### WHAT YOU ARE ASKED TO DO:
Can you give all the records again without altering a single character?
[start of RECORD LIST]
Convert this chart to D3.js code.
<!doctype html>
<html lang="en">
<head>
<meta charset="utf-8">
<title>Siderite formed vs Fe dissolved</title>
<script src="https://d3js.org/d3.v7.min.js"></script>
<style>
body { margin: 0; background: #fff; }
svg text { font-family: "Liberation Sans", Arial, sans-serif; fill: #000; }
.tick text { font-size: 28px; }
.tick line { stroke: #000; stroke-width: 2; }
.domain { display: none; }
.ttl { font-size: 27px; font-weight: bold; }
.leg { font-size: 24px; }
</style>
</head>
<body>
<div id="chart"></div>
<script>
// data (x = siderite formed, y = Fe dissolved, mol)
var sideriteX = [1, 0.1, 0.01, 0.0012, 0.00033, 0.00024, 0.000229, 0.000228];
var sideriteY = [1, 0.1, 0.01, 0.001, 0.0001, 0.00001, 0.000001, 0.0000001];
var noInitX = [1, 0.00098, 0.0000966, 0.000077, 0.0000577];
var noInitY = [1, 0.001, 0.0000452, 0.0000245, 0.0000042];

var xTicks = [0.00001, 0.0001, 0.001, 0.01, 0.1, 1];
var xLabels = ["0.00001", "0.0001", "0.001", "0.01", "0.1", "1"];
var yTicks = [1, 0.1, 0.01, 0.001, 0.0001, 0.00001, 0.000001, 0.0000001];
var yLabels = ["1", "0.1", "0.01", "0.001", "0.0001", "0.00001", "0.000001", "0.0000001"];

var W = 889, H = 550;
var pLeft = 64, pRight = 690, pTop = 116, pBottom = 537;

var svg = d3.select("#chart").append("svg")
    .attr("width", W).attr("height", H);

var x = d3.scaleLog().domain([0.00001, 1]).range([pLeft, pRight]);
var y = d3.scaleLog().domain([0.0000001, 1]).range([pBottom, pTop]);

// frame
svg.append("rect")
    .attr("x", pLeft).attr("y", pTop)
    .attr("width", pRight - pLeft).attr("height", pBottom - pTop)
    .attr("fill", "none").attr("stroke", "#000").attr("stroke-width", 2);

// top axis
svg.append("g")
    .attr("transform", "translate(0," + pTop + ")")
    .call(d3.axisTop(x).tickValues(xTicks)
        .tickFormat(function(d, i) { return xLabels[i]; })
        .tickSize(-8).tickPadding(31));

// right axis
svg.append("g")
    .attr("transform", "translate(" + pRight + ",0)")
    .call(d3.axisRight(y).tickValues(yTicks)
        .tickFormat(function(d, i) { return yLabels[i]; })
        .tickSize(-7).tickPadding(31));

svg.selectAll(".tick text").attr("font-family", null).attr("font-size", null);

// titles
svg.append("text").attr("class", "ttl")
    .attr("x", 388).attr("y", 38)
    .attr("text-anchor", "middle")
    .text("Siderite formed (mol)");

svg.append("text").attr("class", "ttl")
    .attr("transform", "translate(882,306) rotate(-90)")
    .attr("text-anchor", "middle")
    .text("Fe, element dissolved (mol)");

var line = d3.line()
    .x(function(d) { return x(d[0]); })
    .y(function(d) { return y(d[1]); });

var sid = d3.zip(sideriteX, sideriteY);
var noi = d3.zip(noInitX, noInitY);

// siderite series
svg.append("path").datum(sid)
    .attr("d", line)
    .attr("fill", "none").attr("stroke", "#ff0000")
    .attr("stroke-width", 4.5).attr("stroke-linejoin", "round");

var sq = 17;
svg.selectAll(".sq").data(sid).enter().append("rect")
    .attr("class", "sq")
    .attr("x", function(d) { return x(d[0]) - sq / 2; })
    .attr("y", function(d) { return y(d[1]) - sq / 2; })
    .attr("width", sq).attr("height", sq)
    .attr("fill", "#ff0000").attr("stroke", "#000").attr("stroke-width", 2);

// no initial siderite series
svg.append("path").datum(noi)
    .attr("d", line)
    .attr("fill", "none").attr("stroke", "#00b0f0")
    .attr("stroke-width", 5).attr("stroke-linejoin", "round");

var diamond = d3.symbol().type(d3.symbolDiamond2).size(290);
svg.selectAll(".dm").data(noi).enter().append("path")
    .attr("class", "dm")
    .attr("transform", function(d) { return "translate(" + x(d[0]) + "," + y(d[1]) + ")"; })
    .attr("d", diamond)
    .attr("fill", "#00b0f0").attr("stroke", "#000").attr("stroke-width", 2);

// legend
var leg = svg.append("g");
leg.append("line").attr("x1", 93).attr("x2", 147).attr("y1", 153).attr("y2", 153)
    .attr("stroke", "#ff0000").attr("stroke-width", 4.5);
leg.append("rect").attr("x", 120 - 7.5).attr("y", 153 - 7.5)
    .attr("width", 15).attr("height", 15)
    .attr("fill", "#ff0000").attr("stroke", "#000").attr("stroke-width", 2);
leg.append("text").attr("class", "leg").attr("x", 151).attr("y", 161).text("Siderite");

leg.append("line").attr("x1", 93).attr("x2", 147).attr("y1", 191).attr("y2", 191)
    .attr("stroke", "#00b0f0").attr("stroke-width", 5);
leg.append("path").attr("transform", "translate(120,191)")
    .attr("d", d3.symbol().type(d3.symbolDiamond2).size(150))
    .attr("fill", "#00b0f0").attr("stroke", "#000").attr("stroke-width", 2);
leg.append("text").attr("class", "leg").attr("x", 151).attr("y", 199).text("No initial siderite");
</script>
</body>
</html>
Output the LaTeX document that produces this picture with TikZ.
[end of RECORD LIST]
### FULL SOLUTION:
Convert this chart to D3.js code.
<!doctype html>
<html lang="en">
<head>
<meta charset="utf-8">
<title>Siderite formed vs Fe dissolved</title>
<script src="https://d3js.org/d3.v7.min.js"></script>
<style>
body { margin: 0; background: #fff; }
svg text { font-family: "Liberation Sans", Arial, sans-serif; fill: #000; }
.tick text { font-size: 28px; }
.tick line { stroke: #000; stroke-width: 2; }
.domain { display: none; }
.ttl { font-size: 27px; font-weight: bold; }
.leg { font-size: 24px; }
</style>
</head>
<body>
<div id="chart"></div>
<script>
// data (x = siderite formed, y = Fe dissolved, mol)
var sideriteX = [1, 0.1, 0.01, 0.0012, 0.00033, 0.00024, 0.000229, 0.000228];
var sideriteY = [1, 0.1, 0.01, 0.001, 0.0001, 0.00001, 0.000001, 0.0000001];
var noInitX = [1, 0.00098, 0.0000966, 0.000077, 0.0000577];
var noInitY = [1, 0.001, 0.0000452, 0.0000245, 0.0000042];

var xTicks = [0.00001, 0.0001, 0.001, 0.01, 0.1, 1];
var xLabels = ["0.00001", "0.0001", "0.001", "0.01", "0.1", "1"];
var yTicks = [1, 0.1, 0.01, 0.001, 0.0001, 0.00001, 0.000001, 0.0000001];
var yLabels = ["1", "0.1", "0.01", "0.001", "0.0001", "0.00001", "0.000001", "0.0000001"];

var W = 889, H = 550;
var pLeft = 64, pRight = 690, pTop = 116, pBottom = 537;

var svg = d3.select("#chart").append("svg")
    .attr("width", W).attr("height", H);

var x = d3.scaleLog().domain([0.00001, 1]).range([pLeft, pRight]);
var y = d3.scaleLog().domain([0.0000001, 1]).range([pBottom, pTop]);

// frame
svg.append("rect")
    .attr("x", pLeft).attr("y", pTop)
    .attr("width", pRight - pLeft).attr("height", pBottom - pTop)
    .attr("fill", "none").attr("stroke", "#000").attr("stroke-width", 2);

// top axis
svg.append("g")
    .attr("transform", "translate(0," + pTop + ")")
    .call(d3.axisTop(x).tickValues(xTicks)
        .tickFormat(function(d, i) { return xLabels[i]; })
        .tickSize(-8).tickPadding(31));

// right axis
svg.append("g")
    .attr("transform", "translate(" + pRight + ",0)")
    .call(d3.axisRight(y).tickValues(yTicks)
        .tickFormat(function(d, i) { return yLabels[i]; })
        .tickSize(-7).tickPadding(31));

svg.selectAll(".tick text").attr("font-family", null).attr("font-size", null);

// titles
svg.append("text").attr("class", "ttl")
    .attr("x", 388).attr("y", 38)
    .attr("text-anchor", "middle")
    .text("Siderite formed (mol)");

svg.append("text").attr("class", "ttl")
    .attr("transform", "translate(882,306) rotate(-90)")
    .attr("text-anchor", "middle")
    .text("Fe, element dissolved (mol)");

var line = d3.line()
    .x(function(d) { return x(d[0]); })
    .y(function(d) { return y(d[1]); });

var sid = d3.zip(sideriteX, sideriteY);
var noi = d3.zip(noInitX, noInitY);

// siderite series
svg.append("path").datum(sid)
    .attr("d", line)
    .attr("fill", "none").attr("stroke", "#ff0000")
    .attr("stroke-width", 4.5).attr("stroke-linejoin", "round");

var sq = 17;
svg.selectAll(".sq").data(sid).enter().append("rect")
    .attr("class", "sq")
    .attr("x", function(d) { return x(d[0]) - sq / 2; })
    .attr("y", function(d) { return y(d[1]) - sq / 2; })
    .attr("width", sq).attr("height", sq)
    .attr("fill", "#ff0000").attr("stroke", "#000").attr("stroke-width", 2);

// no initial siderite series
svg.append("path").datum(noi)
    .attr("d", line)
    .attr("fill", "none").attr("stroke", "#00b0f0")
    .attr("stroke-width", 5).attr("stroke-linejoin", "round");

var diamond = d3.symbol().type(d3.symbolDiamond2).size(290);
svg.selectAll(".dm").data(noi).enter().append("path")
    .attr("class", "dm")
    .attr("transform", function(d) { return "translate(" + x(d[0]) + "," + y(d[1]) + ")"; })
    .attr("d", diamond)
    .attr("fill", "#00b0f0").attr("stroke", "#000").attr("stroke-width", 2);

// legend
var leg = svg.append("g");
leg.append("line").attr("x1", 93).attr("x2", 147).attr("y1", 153).attr("y2", 153)
    .attr("stroke", "#ff0000").attr("stroke-width", 4.5);
leg.append("rect").attr("x", 120 - 7.5).attr("y", 153 - 7.5)
    .attr("width", 15).attr("height", 15)
    .attr("fill", "#ff0000").attr("stroke", "#000").attr("stroke-width", 2);
leg.append("text").attr("class", "leg").attr("x", 151).attr("y", 161).text("Siderite");

leg.append("line").attr("x1", 93).attr("x2", 147).attr("y1", 191).attr("y2", 191)
    .attr("stroke", "#00b0f0").attr("stroke-width", 5);
leg.append("path").attr("transform", "translate(120,191)")
    .attr("d", d3.symbol().type(d3.symbolDiamond2).size(150))
    .attr("fill", "#00b0f0").attr("stroke", "#000").attr("stroke-width", 2);
leg.append("text").attr("class", "leg").attr("x", 151).attr("y", 199).text("No initial siderite");
</script>
</body>
</html>
Output the LaTeX document that produces this picture with TikZ.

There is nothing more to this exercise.